When Andres Martin arrived in Paris in late May to play in the Roland Garros Junior Championship — the first grand slam of his junior career — he never had any time to feel star-struck by the historic venue. Having just gotten off a bus from playing another tournament in Belgium, it was all the 17-year-old from Flowery Branch could do to get to his match on time.
But even if there had been more time for thought and reflection, Martin doesn’t think nerves would have ever been a factor.
“I felt like I already belonged there,” he said. “I’ve already beaten some of the top guys in the world, so it wasn’t like it was anything that new to me. I’ve already seen all these guys before.”
Martin fell in the first round of qualifying at Roland Garros — capping off a tour of Europe spanning a month and a half that included five tournaments in three different countries. But qualifying for a grand slam was another important goal for him to check off, and one he very nearly fell short of.
After playing tournaments in Beaulieu Sur Mer, France, Milan and Santa Croce, Italy, and Charleroi-Marcinelle, Belgium, Martin was still on the very border of qualification. But as he sat on a return bus from Belgium following a tough loss in his second match of the day, a welcome piece of good news stirred him from his exhausted daze.
Martin had made it in.
“Because my ranking was really close — it was right at the cutoff — I was basically the last person to enter the French,” he said. “I was pretty excited, because I didn’t know if I was going to get in or not. I was so tired because I played two matches that day, and I was on a bus and everything was happening so fast.”
Martin didn’t have much time to get to Paris from there, and somewhere in the confusion, he lost his only pair of clay court specific shoes. Instead of buying new, he decided to chance his match at Roland Garros playing with hard court shoes.
It was a decision that Martin believes hurt his chances of winning — although he admitted he still had chances to win even with the wrong equipment.
“The courts were super dry,” he said. “It was kind of like walking on ice, especially without the right shoes, so it was so hard for me to move. If I would have prepared better, I think I would have won.”
Even with the result he got, Martin sees his trip to Europe as a win.
Apart from gaining valuable experience, he also got a taste of what his future career as a pro player might be like away from the court.
“I think I learned a lot about how to be a professional,” he said. “This is basically what it’s like for professionals that play on tour. You’re going week to week, tournament to tournament, traveling by yourself. I was by myself the whole time. You’ve just got to learn how to be on track of things, stay organized, set up my transportation, my equipment. I learned a lot.”
Looking to the future, he hopes to put that knowledge into practice.

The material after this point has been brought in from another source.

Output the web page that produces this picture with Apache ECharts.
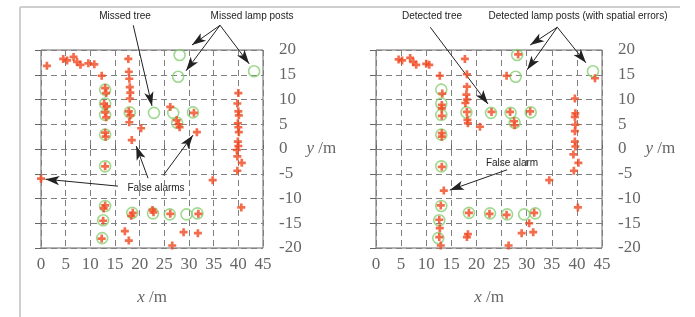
<!DOCTYPE html>
<html>
<head>
<meta charset="utf-8">
<script src="https://cdn.jsdelivr.net/npm/echarts@6/dist/echarts.min.js"></script>
<style>
html, body { margin: 0; padding: 0; background: #fff; }
#chart { width: 695px; height: 317px; }
</style>
</head>
<body>
<div id="chart"></div>
<script>
// ground truth trees / lamp posts (green circles), same in both panels
var groundTruth = [
    [13, 12], [13, 9.2], [13, 6.9], [13, 2.9], [18, 7.4], [22.9, 7.3],
    [28.1, 19], [27.8, 14.6], [43.2, 15.7], [26.8, 7.3], [27.6, 5.3], [30.8, 7.4],
    [13, -3.5], [13, -11.5], [12.6, -14.4], [12.4, -18], [18.5, -12.9],
    [22.7, -13], [26.1, -13.2], [29.5, -13.2], [31.7, -13]
];

// red detections, left panel
var leftDetections = [
    [1.2, 16.8], [4.5, 18.2], [5.3, 17.9], [6.6, 18.6], [7.3, 17.6], [8, 17], [9.6, 17.3], [10.8, 17.1],
    [12.3, 14.8],
    [13, 12.3], [13.2, 11.3], [12.8, 9.1], [13.3, 8.6], [13, 7.4], [13.2, 6.4], [13, 3.3], [13.1, 2.5],
    [17.7, 18.2], [17.8, 15.6], [17.9, 14.2], [18, 12.5], [18.1, 11.4], [18, 10.2], [17.8, 7.6], [18.1, 6.8], [17.9, 5.4],
    [20.3, 4.2], [18.4, 1.8],
    [26.2, 8.5], [27.5, 5.8], [27.9, 5], [28.1, 4.4], [31, 7.3], [31.6, 3.4],
    [40, 11.3], [39.8, 9.2], [40, 7.6], [40.1, 6.8], [39.9, 5.2], [40, 4.4], [40.1, 3.4], [39.9, 1.5],
    [40, 0.6], [39.7, -0.2], [39.8, -1.5], [40.7, -2.8], [39.8, -4.4], [40.6, -11.8],
    [0, -6], [34.8, -6.3],
    [13, -3.5], [13, -11.4], [12.7, -12], [12.6, -14.5], [12.3, -18.1],
    [18.6, -12.9], [18.3, -13.5], [22.8, -12.8], [22.6, -12.3], [26.2, -13.1], [31.9, -13.1],
    [17, -16.6], [17.8, -18.5], [28.9, -16.8], [31.8, -17], [26.6, -19.5]
];

// red detections, right panel
var rightDetections = [
    [4.5, 18.1], [5.2, 17.9], [6.8, 18.4], [7.4, 17.6], [8, 17], [10, 17.2], [10.6, 17],
    [12.7, 14.8],
    [17.7, 18.2], [18.1, 15.1],
    [18.1, 12.6], [18, 11], [18.1, 10], [17.8, 9.3], [18.1, 7.5], [18.2, 5.9], [18.3, 5.2],
    [13.2, 11.2], [13.1, 8.9], [13.1, 8.2], [13.1, 6.7], [13.1, 3.2], [13.1, 2.5],
    [20.7, 4.5], [23, 7.5], [26, 14.8], [28.3, 19.1], [26.7, 7.5], [27.5, 5.6], [27.6, 4.8], [30.7, 7.6], [43.6, 14.3],
    [39.6, 10.2], [39.7, 7.2], [39.6, 6.5], [39.7, 4.9], [39.6, 3.6], [39.6, 1.5], [39.7, 0.5],
    [39.3, -1.1], [40.3, -2.8], [39.4, -4.4], [40.2, -11.8],
    [13.1, -3.6], [13.5, -8.4], [34.5, -6.3],
    [12.9, -11.4], [12.6, -14.3], [12.7, -16], [12.6, -17.8], [12.9, -19.5],
    [18.5, -12.9], [22.6, -13.1], [26, -13.3], [31.5, -12.9], [30.5, -15],
    [18.3, -17.2], [18.1, -17.8], [29, -17], [31.3, -16.8], [26.4, -19.5]
];

var xTicks = { min: 0, max: 45, interval: 5 };
var yTicks = { min: -20, max: 20, interval: 5 };

// annotation arrows in data units: [from, to]
var leftArrows = [
    [[18.7, 25], [22.5, 8.7]],
    [[36.3, 25], [30.6, 21]],
    [[36.3, 25], [29.4, 15.8]],
    [[36.3, 25], [42.2, 17.2]],
    [[21.7, -5.9], [19.3, 0.6]],
    [[24.8, -5.3], [30.8, 2.8]],
    [[15.6, -7.5], [0.9, -6.1]]
];
var rightArrows = [
    [[10.8, 24.6], [22.3, 9.1]],
    [[36.1, 24.6], [30.7, 21]],
    [[36.1, 24.6], [30.1, 16]],
    [[36.1, 24.6], [41.8, 17.4]],
    [[26.1, -4.2], [14.7, -8.3]]
];

var notes = [
    { text: 'Missed tree', x: 125, y: 16 },
    { text: 'Missed lamp posts', x: 252, y: 16 },
    { text: 'False alarms', x: 156, y: 188 },
    { text: 'Detected tree', x: 432, y: 16 },
    { text: 'Detected lamp posts (with spatial errors)', x: 578, y: 16 },
    { text: 'False alarm', x: 512, y: 163 }
];

var serif = '"Liberation Serif", "DejaVu Serif", serif';
var plusPath = 'path://M3,0H6V3H9V6H6V9H3V6H0V3H3Z';

function xAxisFor(i) {
    return {
        gridIndex: i, type: 'value', min: xTicks.min, max: xTicks.max, interval: xTicks.interval,
        name: '{i|x} /m', nameLocation: 'middle', nameGap: 41,
        nameTextStyle: { fontFamily: serif, fontSize: 17, color: '#666', rich: { i: { fontFamily: serif, fontStyle: 'italic', fontSize: 17, color: '#666' } } },
        axisLine: { show: false },
        axisTick: { show: true, inside: true, length: 4, lineStyle: { color: '#666' } },
        axisLabel: { margin: 8, fontFamily: serif, fontSize: 17, color: '#666' },
        splitLine: { show: true, lineStyle: { color: '#808080', type: [6, 4], width: 1 } }
    };
}

function yAxisFor(i) {
    return {
        gridIndex: i, type: 'value', position: 'right', min: yTicks.min, max: yTicks.max, interval: yTicks.interval,
        name: '{i|y} /m', nameLocation: 'middle', nameRotate: 0, nameGap: 31,
        nameTextStyle: { fontFamily: serif, fontSize: 17, color: '#666', rich: { i: { fontFamily: serif, fontStyle: 'italic', fontSize: 17, color: '#666' } } },
        axisLine: { show: false },
        axisTick: { show: true, inside: true, length: 6, lineStyle: { color: '#666' } },
        axisLabel: { margin: 16, fontFamily: serif, fontSize: 17, color: '#666' },
        splitLine: { show: true, lineStyle: { color: '#808080', type: [6, 4], width: 1 } }
    };
}

function panelSeries(i, detections, arrows) {
    return [
        {
            type: 'scatter', xAxisIndex: i, yAxisIndex: i, data: groundTruth,
            symbol: 'circle', symbolSize: 11, clip: false, silent: true,
            itemStyle: { color: 'rgba(0,0,0,0)', borderColor: '#86d072', borderWidth: 1.6 }
        },
        {
            type: 'scatter', xAxisIndex: i, yAxisIndex: i, data: detections,
            symbol: plusPath, symbolSize: 8, clip: false, silent: true,
            itemStyle: { color: '#f04820' }
        },
        {
            type: 'lines', coordinateSystem: 'cartesian2d', xAxisIndex: i, yAxisIndex: i, clip: false, silent: true,
            symbol: ['none', 'arrow'], symbolSize: [0, [7, 14]],
            lineStyle: { color: '#222', width: 1, opacity: 1 },
            data: arrows.map(function (a) { return { coords: a }; })
        }
    ];
}

var chart = echarts.init(document.getElementById('chart'));
chart.setOption({
    animation: false,
    backgroundColor: '#fff',
    grid: [
        { left: 41, top: 50, width: 222, height: 198, show: true, borderColor: '#666', borderWidth: 1, backgroundColor: 'transparent' },
        { left: 376, top: 50, width: 226, height: 198, show: true, borderColor: '#666', borderWidth: 1, backgroundColor: 'transparent' }
    ],
    xAxis: [xAxisFor(0), xAxisFor(1)],
    yAxis: [yAxisFor(0), yAxisFor(1)],
    series: panelSeries(0, leftDetections, leftArrows).concat(panelSeries(1, rightDetections, rightArrows)),
    graphic: [
        { type: 'line', shape: { x1: 20, y1: 7, x2: 680, y2: 7 }, style: { stroke: '#cfcfcf', lineWidth: 2 } },
        { type: 'line', shape: { x1: 20, y1: 7, x2: 20, y2: 317 }, style: { stroke: '#cfcfcf', lineWidth: 2 } }
    ].concat(notes.map(function (n) {
        return {
            type: 'text', x: n.x, y: n.y,
            style: { text: n.text, align: 'center', verticalAlign: 'middle', font: '10px "Liberation Sans", Arial, sans-serif', fill: '#222' }
        };
    }))
});
</script>
</body>
</html>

Martin already plans to return to Europe at the end of June to play a few tournaments on grass courts as a precursor to Wimbledon. He’s not sure if he’ll play in London or take the tournament off to gather points to ensure qualification at the U.S. Open in the fall.
But whether his next experience with a grand slam comes in July or September, one thing is for certain: Martin’s desire to play at the highest level has only gotten stronger.
“Now I’ve just got to improve and make it even further,” he said. “I don’t want to just show up to grand slams. I want to go deep, do something in them.”